Serviced Apartment Living

Dressed For Christmas

Serviced apartments are not as much of a cushy life as you might think. Our temporary residence in Dubai claims to be “hotel apartments” and our last home in Bahrain “serviced apartments”. The main difference seems to be that in a hotel they “service” the apartment most days whereas in Bahrain it was twice a week. Living for month or more in a serviced apartment as opposed to holidaying at Butlins for a couple of weeks means you don’t spend your days exploring or lounging on the beach and aren’t eating out every night so you’d expect them to be equipped to meet different needs… not necessarily:

On the plus side its easy to move into a fully furnished servicd apartment with just a suitcase of clothes but don’t expect everything to be a home from home. The modern boxy sofa in Dubai has so little padding in its seat that after a short period of lounging the frame starts to wheedle its way into your consciousness. In the bedroom when both of us sit up in bed the frame and mattress slide across the tiled floor creating an ever-widening gap between the base and the headboard. Another place we can’t lounge in comfort!

Spot the Mysteriously Missing Pillow

There is a reason why hotels have fitted carpets, they deaden noise. Here in the dusty, dry climate, the passion for tiled floors and a few rugs makes cleaning easy. But it also means that every movement of dining chairs and other furniture in flats around us or late evening homecomers in the main corridor echoes through the surrounding flats, I miss the multiple doors we had in Bahrain that meant that only two flats shared a lobby. It also has to be said that the double glazing in the Dubai building is a poor noise insulator so we sleep to the hum of traffic on the nearby motorway and are woken by construction work commencing before 7am.

Decent Sized Kitchen

As previously mentioned provided kitchen equipment may not match your needs or be up to scratch. The Belvedere in Bahrain provided a comprehensive set of fairly new saucepans whereas the MiNC offering is tired with non-stick peeling off  and sizes more suited to catering for a family of ten than the four people the apartment accomodates. Both places offered blunt knives and in Dubai I’ve had to ask for a replacement clothes airer to ensure we didn’t end up with rust marks on everything. In Bahrain I purchased one as the washer drier rapidly became the enemy in the kitchen.T-towels, dish cloths and other kitchen sundires are not provided and the crockery may not suit your habits – cereal/soup bowls and mugs being a key short coming for a European. On the funny side five of the six spoons supplied as desert spoons are the size of a UK tablespoon! Don’t think I’d want to fill my suitcase with mugs, bowls and a potato peeler though.
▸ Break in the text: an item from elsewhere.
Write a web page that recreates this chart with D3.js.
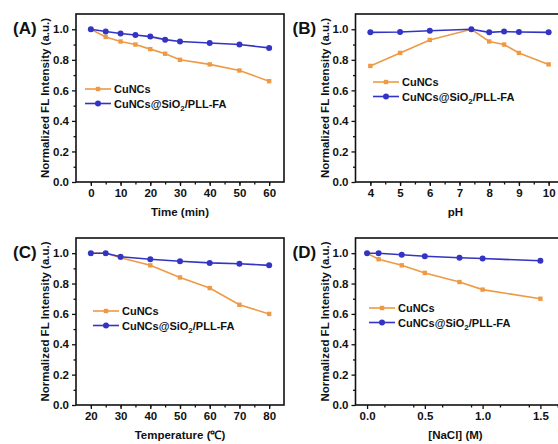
<!doctype html>
<html lang="en">
<head>
<meta charset="UTF-8">
<title>FL stability</title>
<script src="https://cdn.jsdelivr.net/npm/d3@7"></script>
<style>
    body{ margin:0; background:#fff; font-family:"Liberation Sans", Arial, sans-serif; }
    svg{ display:block; }
    .frame{ fill:none; stroke:#111; stroke-width:1.6px; }
    .tick text{ font-weight:bold; font-size:11.5px; fill:#111; }
    .axisTitle{ font-weight:bold; font-size:11.5px; fill:#111; }
    .panelLabel{ font-weight:bold; font-size:17px; fill:#111; }
    .legend text{ font-weight:bold; font-size:11px; fill:#111; }
</style>
</head>
<body>
<svg width="558" height="444"></svg>
<script>
    // data
    const timeX = [0, 5, 10, 15, 20, 25, 30, 40, 50, 60];
    const timeCu = [1.0, 0.95, 0.92, 0.90, 0.87, 0.84, 0.80, 0.77, 0.73, 0.66];
    const timeSi = [1.0, 0.985, 0.972, 0.962, 0.952, 0.932, 0.92, 0.91, 0.90, 0.878];

    const phX = [4, 5, 6, 7.4, 8, 8.5, 9, 10];
    const phCu = [0.76, 0.845, 0.93, 1.0, 0.92, 0.90, 0.845, 0.77];
    const phSi = [0.98, 0.982, 0.99, 1.0, 0.98, 0.985, 0.982, 0.98];

    const tempX = [20, 25, 30, 40, 50, 60, 70, 80];
    const tempCu = [1.0, 1.0, 0.97, 0.92, 0.84, 0.77, 0.66, 0.60];
    const tempSi = [1.0, 1.0, 0.977, 0.96, 0.947, 0.936, 0.93, 0.92];

    const naclX = [0, 0.1, 0.3, 0.5, 0.8, 1.0, 1.5];
    const naclCu = [1.0, 0.96, 0.92, 0.87, 0.81, 0.76, 0.70];
    const naclSi = [1.0, 1.0, 0.99, 0.98, 0.97, 0.965, 0.95];

    const seriesNames = ["CuNCs", "CuNCs@SiO2/PLL-FA"];
    const yTicks = [0.0, 0.2, 0.4, 0.6, 0.8, 1.0];

    const colors = ["#ee9a45", "#3434c4"];

    // layout of each panel
    const panels = [
        {tag:"(A)", x:timeX, cu:timeCu, si:timeSi, xTitle:"Time (min)",
         xd:[-5,65], xt:[0,10,20,30,40,50,60], xm:5, fmt:d3.format("d"),
         l:76, r:284, t:14, b:182, leg:[85,89]},
        {tag:"(B)", x:phX, cu:phCu, si:phSi, xTitle:"pH",
         xd:[3.5,10.5], xt:[4,5,6,7,8,9,10], xm:0.5, fmt:d3.format("d"),
         l:355.5, r:563.5, t:14, b:182, leg:[373,82]},
        {tag:"(C)", x:tempX, cu:tempCu, si:tempSi, xTitle:"Temperature (\u2103)",
         xd:[15,85], xt:[20,30,40,50,60,70,80], xm:5, fmt:d3.format("d"),
         l:76, r:284, t:238, b:405, leg:[93,311]},
        {tag:"(D)", x:naclX, cu:naclCu, si:naclSi, xTitle:"[NaCl] (M)",
         xd:[-0.1,1.7], xt:[0,0.5,1.0,1.5], xm:0.25, fmt:d3.format(".1f"),
         l:355.5, r:563.5, t:238, b:405, leg:[369,308]}
    ];

    const svg = d3.select("svg");

    panels.forEach(p => {
        const x = d3.scaleLinear().domain(p.xd).range([p.l, p.r]);
        const y = d3.scaleLinear().domain([0, 1.1]).range([p.b, p.t]);
        const g = svg.append("g");

        // minor ticks
        const xMinor = d3.range(p.xd[0], p.xd[1] + 1e-9, p.xm).filter(v => v > p.xd[0] + 1e-9 && v < p.xd[1] - 1e-9);
        g.append("g").attr("transform", `translate(0,${p.b})`)
            .call(d3.axisBottom(x).tickValues(xMinor).tickSize(2.5).tickFormat(""))
            .call(a => a.select(".domain").remove());
        g.append("g").attr("transform", `translate(${p.l},0)`)
            .call(d3.axisLeft(y).tickValues(d3.range(0.1, 1.1, 0.2)).tickSize(2.5).tickFormat(""))
            .call(a => a.select(".domain").remove());

        // major ticks
        g.append("g").attr("transform", `translate(0,${p.b})`)
            .call(d3.axisBottom(x).tickValues(p.xt).tickSize(4).tickPadding(3).tickFormat(p.fmt))
            .call(a => a.select(".domain").remove());
        g.append("g").attr("transform", `translate(${p.l},0)`)
            .call(d3.axisLeft(y).tickValues(yTicks).tickSize(4).tickPadding(3).tickFormat(d3.format(".1f")))
            .call(a => a.select(".domain").remove());
        g.selectAll(".tick line").attr("stroke", "#111").attr("stroke-width", 1.3);

        g.append("rect").attr("class", "frame")
            .attr("x", p.l).attr("y", p.t)
            .attr("width", p.r - p.l).attr("height", p.b - p.t);

        // series
        const line = d3.line().x(d => x(d[0])).y(d => y(d[1]));
        [p.cu, p.si].forEach((vals, k) => {
            const pts = p.x.map((v, i) => [v, vals[i]]);
            g.append("path").datum(pts)
                .attr("fill", "none").attr("stroke", colors[k]).attr("stroke-width", 1.6)
                .attr("d", line);
            if (k === 0) {
                g.selectAll(null).data(pts).enter().append("rect")
                    .attr("x", d => x(d[0]) - 2.2).attr("y", d => y(d[1]) - 2.2)
                    .attr("width", 4.4).attr("height", 4.4).attr("fill", colors[k]);
            } else {
                g.selectAll(null).data(pts).enter().append("circle")
                    .attr("cx", d => x(d[0])).attr("cy", d => y(d[1]))
                    .attr("r", 3).attr("fill", colors[k]);
            }
        });

        // legend
        const lg = g.append("g").attr("class", "legend");
        seriesNames.forEach((name, k) => {
            const ly = p.leg[1] + k * 14.5;
            lg.append("line").attr("x1", p.leg[0]).attr("x2", p.leg[0] + 26)
                .attr("y1", ly).attr("y2", ly)
                .attr("stroke", colors[k]).attr("stroke-width", 1.6);
            if (k === 0) {
                lg.append("rect").attr("x", p.leg[0] + 13 - 2.2).attr("y", ly - 2.2)
                    .attr("width", 4.4).attr("height", 4.4).attr("fill", colors[k]);
            } else {
                lg.append("circle").attr("cx", p.leg[0] + 13).attr("cy", ly)
                    .attr("r", 3).attr("fill", colors[k]);
            }
            const t = lg.append("text").attr("x", p.leg[0] + 29).attr("y", ly + 4);
            if (name.includes("SiO2")) {
                t.append("tspan").text("CuNCs@SiO");
                t.append("tspan").attr("font-size", "8px").attr("dy", 3).text("2");
                t.append("tspan").attr("dy", -3).text("/PLL-FA");
            } else {
                t.text(name);
            }
        });

        // titles
        g.append("text").attr("class", "axisTitle")
            .attr("x", (p.l + p.r) / 2 - (p.r > 558 ? 4 : 0))
            .attr("y", p.b + 34).attr("text-anchor", "middle")
            .text(p.xTitle);
        g.append("text").attr("class", "axisTitle")
            .attr("transform", `translate(${p.l - 27},${(p.t + p.b) / 2}) rotate(-90)`)
            .attr("text-anchor", "middle").attr("font-size", "11px")
            .text("Normalized FL Intensity (a.u.)");
        g.append("text").attr("class", "panelLabel")
            .attr("x", p.l - 63).attr("y", p.t + 20)
            .text(p.tag);
    });
</script>
</body>
</html>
Bathroom: Style Won Over Practicality

Anyone who has stayed in a hotel in recent years has become used to instructions to hang up your towels to reuse or leave them on the floor/in the bath to request new ones. The aim of saving laundry costs is dressed up as the guest being more eco friendly. Not a chance here, most days the bedding and towels are changed and mysteriously one of the pillows vanished during one bed change! In both places only one thin pillow per head was supplied but at least in Dubai they have happily supplied additional ones. The Bahrainis provided one set of bed linen per bed and, as the “enemy in the kitchen” was too small,  residents used the self-service laundry to wash and dry them as required.
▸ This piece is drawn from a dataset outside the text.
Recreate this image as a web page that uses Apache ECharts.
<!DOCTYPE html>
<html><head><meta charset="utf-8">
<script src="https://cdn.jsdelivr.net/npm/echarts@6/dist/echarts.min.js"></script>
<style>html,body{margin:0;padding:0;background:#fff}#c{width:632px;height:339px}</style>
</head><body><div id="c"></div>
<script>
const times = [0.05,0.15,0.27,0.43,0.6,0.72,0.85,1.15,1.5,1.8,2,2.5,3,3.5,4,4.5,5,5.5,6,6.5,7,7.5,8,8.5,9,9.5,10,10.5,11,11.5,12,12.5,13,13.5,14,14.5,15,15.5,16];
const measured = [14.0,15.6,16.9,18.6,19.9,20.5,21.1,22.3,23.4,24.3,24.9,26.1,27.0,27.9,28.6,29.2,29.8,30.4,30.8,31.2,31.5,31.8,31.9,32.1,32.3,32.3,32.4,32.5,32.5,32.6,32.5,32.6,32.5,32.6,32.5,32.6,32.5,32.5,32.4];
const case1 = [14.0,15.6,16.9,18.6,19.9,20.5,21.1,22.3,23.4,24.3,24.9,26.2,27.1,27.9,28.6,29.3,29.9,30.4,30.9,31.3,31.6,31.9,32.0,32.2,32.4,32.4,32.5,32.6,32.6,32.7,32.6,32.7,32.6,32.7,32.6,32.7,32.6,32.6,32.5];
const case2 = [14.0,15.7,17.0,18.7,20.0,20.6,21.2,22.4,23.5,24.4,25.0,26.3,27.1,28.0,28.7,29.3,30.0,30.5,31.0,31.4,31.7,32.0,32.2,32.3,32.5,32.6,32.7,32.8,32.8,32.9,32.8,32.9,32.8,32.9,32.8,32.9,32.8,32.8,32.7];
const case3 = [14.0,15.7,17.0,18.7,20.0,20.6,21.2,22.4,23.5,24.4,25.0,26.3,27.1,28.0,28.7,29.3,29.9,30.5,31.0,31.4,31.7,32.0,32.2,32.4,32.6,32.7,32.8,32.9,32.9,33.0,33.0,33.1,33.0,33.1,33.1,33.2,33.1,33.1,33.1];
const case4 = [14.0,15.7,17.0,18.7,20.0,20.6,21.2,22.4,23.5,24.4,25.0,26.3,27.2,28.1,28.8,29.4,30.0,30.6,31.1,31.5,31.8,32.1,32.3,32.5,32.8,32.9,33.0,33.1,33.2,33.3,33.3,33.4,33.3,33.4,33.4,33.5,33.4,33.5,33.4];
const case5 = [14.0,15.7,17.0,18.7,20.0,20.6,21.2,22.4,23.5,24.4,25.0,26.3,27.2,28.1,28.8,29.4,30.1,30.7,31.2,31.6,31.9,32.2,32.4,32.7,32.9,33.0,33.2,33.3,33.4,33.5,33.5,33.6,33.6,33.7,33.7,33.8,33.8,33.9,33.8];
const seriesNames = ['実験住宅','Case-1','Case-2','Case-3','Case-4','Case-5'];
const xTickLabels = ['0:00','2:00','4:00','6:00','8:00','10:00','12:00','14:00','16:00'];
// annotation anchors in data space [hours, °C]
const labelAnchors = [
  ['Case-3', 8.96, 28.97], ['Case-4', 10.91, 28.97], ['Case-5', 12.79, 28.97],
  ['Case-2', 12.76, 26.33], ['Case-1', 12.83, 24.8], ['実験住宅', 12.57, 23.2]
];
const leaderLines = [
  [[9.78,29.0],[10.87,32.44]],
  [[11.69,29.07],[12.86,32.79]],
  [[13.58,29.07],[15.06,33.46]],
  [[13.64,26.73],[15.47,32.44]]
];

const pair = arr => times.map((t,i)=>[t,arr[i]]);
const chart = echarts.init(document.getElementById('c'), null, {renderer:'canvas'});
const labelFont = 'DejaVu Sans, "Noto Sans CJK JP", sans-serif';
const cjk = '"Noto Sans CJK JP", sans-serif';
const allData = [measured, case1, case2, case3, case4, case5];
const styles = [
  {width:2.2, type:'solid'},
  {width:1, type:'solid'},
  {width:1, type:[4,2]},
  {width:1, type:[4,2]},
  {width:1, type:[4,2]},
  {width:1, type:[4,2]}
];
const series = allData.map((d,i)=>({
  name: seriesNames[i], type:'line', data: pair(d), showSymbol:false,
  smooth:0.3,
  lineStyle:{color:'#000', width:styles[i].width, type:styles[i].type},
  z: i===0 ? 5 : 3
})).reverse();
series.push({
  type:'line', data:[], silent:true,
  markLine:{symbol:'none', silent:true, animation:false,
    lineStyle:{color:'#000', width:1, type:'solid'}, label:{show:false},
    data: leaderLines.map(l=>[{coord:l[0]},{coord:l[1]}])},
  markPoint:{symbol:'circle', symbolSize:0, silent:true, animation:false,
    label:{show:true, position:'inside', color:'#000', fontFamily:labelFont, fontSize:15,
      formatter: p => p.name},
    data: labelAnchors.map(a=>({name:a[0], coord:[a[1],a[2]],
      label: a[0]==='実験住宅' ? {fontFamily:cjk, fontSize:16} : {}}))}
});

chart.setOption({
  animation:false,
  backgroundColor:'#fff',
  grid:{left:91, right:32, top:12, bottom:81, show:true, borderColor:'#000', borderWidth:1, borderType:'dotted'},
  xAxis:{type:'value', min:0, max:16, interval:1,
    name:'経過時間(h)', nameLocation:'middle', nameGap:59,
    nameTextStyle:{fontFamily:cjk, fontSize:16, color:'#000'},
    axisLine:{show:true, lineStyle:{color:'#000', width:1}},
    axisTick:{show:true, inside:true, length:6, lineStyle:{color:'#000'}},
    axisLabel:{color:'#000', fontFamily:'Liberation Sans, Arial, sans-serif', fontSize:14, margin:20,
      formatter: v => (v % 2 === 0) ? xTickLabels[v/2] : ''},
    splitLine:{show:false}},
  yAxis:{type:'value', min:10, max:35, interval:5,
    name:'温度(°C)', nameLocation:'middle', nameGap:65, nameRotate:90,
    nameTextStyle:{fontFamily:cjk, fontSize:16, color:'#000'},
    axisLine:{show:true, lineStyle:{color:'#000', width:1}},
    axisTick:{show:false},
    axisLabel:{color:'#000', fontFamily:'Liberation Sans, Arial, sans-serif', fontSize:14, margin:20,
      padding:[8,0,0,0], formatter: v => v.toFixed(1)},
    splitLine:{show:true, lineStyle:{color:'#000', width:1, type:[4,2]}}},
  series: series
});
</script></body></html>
I joked on Facebook earlier this week about how many men does it take to service an apartment… the answer here is three and the job they do is purely superficial. The bathrooms, and there are two and half of them (the half being a guest loo) sport glass washbasins on glass stands with stainless steel supports, not ideal for easy cleaning and showing up every last bit of dust, rust and soap splashes. Corners of the kitchen and bathroom floors are filling up with dirt the daily mopping never reaches, whilst elsewhere net curtains, essential as most windows are overlooked by nearby apartments, don’t look as if they ever been laundered, their headings are nearer black than cream. Come back the lovely young man at the Belverdere who was scupulous in his efforts and left our apartment spick and span twice a week even if he never hoovered under the heavy beds!  
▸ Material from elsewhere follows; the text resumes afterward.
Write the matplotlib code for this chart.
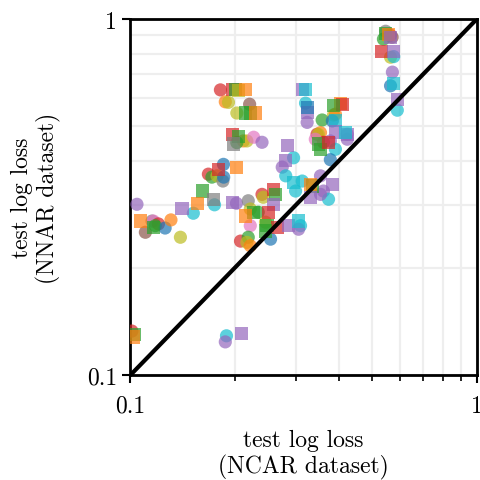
import matplotlib
matplotlib.use("Agg")
import matplotlib.pyplot as plt
import numpy as np
from matplotlib.ticker import FixedLocator, FixedFormatter, LogLocator, NullFormatter

# Computer Modern roman ships with matplotlib
plt.rcParams["font.family"] = "cmr10"
plt.rcParams["axes.formatter.use_mathtext"] = True

# tab10 colour index for each point
# circles: (NCAR loss, NNAR loss, colour)
circle_x = [0.564, 0.570, 0.546, 0.564, 0.576, 0.571, 0.564, 0.590, 0.538,
            0.182, 0.188, 0.192, 0.221, 0.203, 0.212, 0.217, 0.227, 0.240, 0.203,
            0.3205, 0.324, 0.358, 0.386, 0.391, 0.383, 0.423, 0.346, 0.354, 0.349,
            0.361, 0.342, 0.378, 0.391, 0.378, 0.423, 0.296, 0.2745, 0.281, 0.354,
            0.361, 0.3135, 0.300, 0.3735, 0.354,
            0.1857, 0.168, 0.172, 0.178, 0.185, 0.186,
            0.1045, 0.1105, 0.1155, 0.1166, 0.1205, 0.118, 0.126, 0.131, 0.1395,
            0.152, 0.175, 0.2025,
            0.219, 0.240, 0.242, 0.222, 0.234, 0.222, 0.2456, 0.310, 0.306, 0.254,
            0.208, 0.219, 0.217, 0.222,
            0.1895, 0.188, 0.101]
circle_y = [0.902, 0.890, 0.925, 0.782, 0.785, 0.710, 0.650, 0.555, 0.879,
            0.633, 0.586, 0.584, 0.577, 0.545, 0.455, 0.455, 0.466, 0.451, 0.450,
            0.581, 0.513, 0.521, 0.538, 0.541, 0.518, 0.460, 0.475, 0.480, 0.475,
            0.451, 0.460, 0.455, 0.431, 0.403, 0.475, 0.408, 0.384, 0.363, 0.363,
            0.329, 0.351, 0.329, 0.312, 0.322,
            0.391, 0.367, 0.360, 0.363, 0.351, 0.360,
            0.302, 0.252, 0.271, 0.271, 0.266, 0.263, 0.259, 0.273, 0.244,
            0.285, 0.301, 0.304,
            0.309, 0.322, 0.316, 0.293, 0.287, 0.263, 0.269, 0.263, 0.257, 0.241,
            0.238, 0.244, 0.236, 0.231,
            0.129, 0.124, 0.133]
circle_c = [3, 5, 7, 8, 9, 4, 0, 9, 2,
            3, 1, 8, 5, 8, 1, 8, 6, 4, 2,
            9, 4, 2, 8, 1, 0, 4, 3, 1, 8,
            3, 6, 4, 9, 0, 4, 9, 4, 9, 4,
            4, 9, 9, 9, 4,
            0, 3, 2, 8, 7, 0,
            4, 5, 7, 6, 3, 2, 0, 1, 8,
            9, 9, 4,
            7, 3, 8, 8, 2, 6, 8, 9, 4, 0,
            3, 2, 8, 1,
            9, 4, 3]

square_x = [0.546, 0.557, 0.564, 0.531, 0.576, 0.576, 0.590,
            0.197, 0.201, 0.205, 0.215, 0.215, 0.222, 0.230, 0.197, 0.205, 0.1985,
            0.203, 0.180, 0.162,
            0.3135, 0.3205, 0.324, 0.324, 0.404, 0.409, 0.386, 0.391, 0.391, 0.423,
            0.418, 0.349, 0.354, 0.3735, 0.284, 0.281, 0.296, 0.335, 0.331, 0.383,
            0.331,
            0.107, 0.1166, 0.141, 0.156, 0.1734, 0.197,
            0.259, 0.2625, 0.259, 0.227, 0.215, 0.2505, 0.248, 0.2655, 0.286, 0.306,
            0.2456,
            0.103, 0.102, 0.209]
square_y = [0.913, 0.908, 0.890, 0.813, 0.813, 0.661, 0.596,
            0.633, 0.633, 0.632, 0.633, 0.545, 0.545, 0.545, 0.475, 0.469, 0.446,
            0.383, 0.379, 0.329,
            0.636, 0.636, 0.547, 0.566, 0.581, 0.577, 0.571, 0.518, 0.482, 0.475,
            0.480, 0.446, 0.431, 0.451, 0.441, 0.400, 0.348, 0.340, 0.344, 0.344,
            0.316,
            0.271, 0.260, 0.294, 0.304, 0.312, 0.306,
            0.333, 0.322, 0.302, 0.287, 0.280, 0.287, 0.263, 0.260, 0.263, 0.271,
            0.254,
            0.130, 0.128, 0.131]
square_c = [2, 1, 4, 3, 4, 9, 4,
            3, 2, 8, 1, 2, 2, 1, 3, 2, 7,
            1, 3, 2,
            4, 9, 4, 0, 1, 3, 2, 9, 4, 4,
            9, 2, 2, 3, 4, 4, 9, 2, 1, 4,
            4,
            1, 2, 4, 1, 7, 4,
            3, 2, 4, 2, 1, 3, 2, 3, 4, 9,
            2,
            2, 1, 4]

tick_labels = ["0.1", "1"]

palette = plt.get_cmap("tab10").colors

fig = plt.figure(figsize=(4.81, 4.81), dpi=100)
ax = fig.add_axes([0.271, 0.218, 0.72, 0.740])

ax.scatter(circle_x, circle_y, s=90, marker="o", c=[palette[i] for i in circle_c],
           alpha=0.7, linewidths=0, zorder=3)
ax.scatter(square_x, square_y, s=90, marker="s", c=[palette[i] for i in square_c],
           alpha=0.7, linewidths=0, zorder=3)
ax.plot([0.1, 1], [0.1, 1], color="black", lw=3, zorder=4)

ax.set_xscale("log")
ax.set_yscale("log")
ax.set_xlim(0.1, 1)
ax.set_ylim(0.1, 1)

for axis in (ax.xaxis, ax.yaxis):
    axis.set_major_locator(FixedLocator([0.1, 1]))
    axis.set_major_formatter(FixedFormatter(tick_labels))
    axis.set_minor_locator(LogLocator(base=10, subs=np.arange(2, 10)))
    axis.set_minor_formatter(NullFormatter())

ax.grid(True, which="both", color="#eeeeee", lw=1.6, zorder=0)
ax.set_axisbelow(True)
ax.tick_params(which="major", length=6, width=1.5, labelsize=17)
ax.tick_params(axis="x", which="major", pad=8)
ax.tick_params(which="minor", length=4, width=1.2)
ax.tick_params(axis="y", which="minor", length=0)
for sp in ax.spines.values():
    sp.set_linewidth(2)

ax.set_xlabel("test log loss\n(NCAR dataset)", fontsize=17, labelpad=9,
              linespacing=1.15)
ax.set_ylabel("test log loss\n(NNAR dataset)", fontsize=17, labelpad=19,
              linespacing=1.15)

fig.savefig("out.png", dpi=100)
Long term living also requires you make your own entertainment in the evening, we packed a set of playing cards for Dubai as based on our Bahrain experience we rightly guessed that the TV fodder wouldn’t be up to much. Most TV services in the Middle East are distributed by satellite with apartment blocks like ours paying for a limited set of services. Hence our Dubai apartment has a lengthy list of stations but the actual available choice is limited to a few news channels like BBC World and Al Jezeera plus Dubai One and some movie channels. After a Brit style curry at the Brick Lane cafe last night we watched “Ella Enchanted” as the provided network connection isn’t up to streaming of programmes via a UK VPN, an option open to us in Bahrain.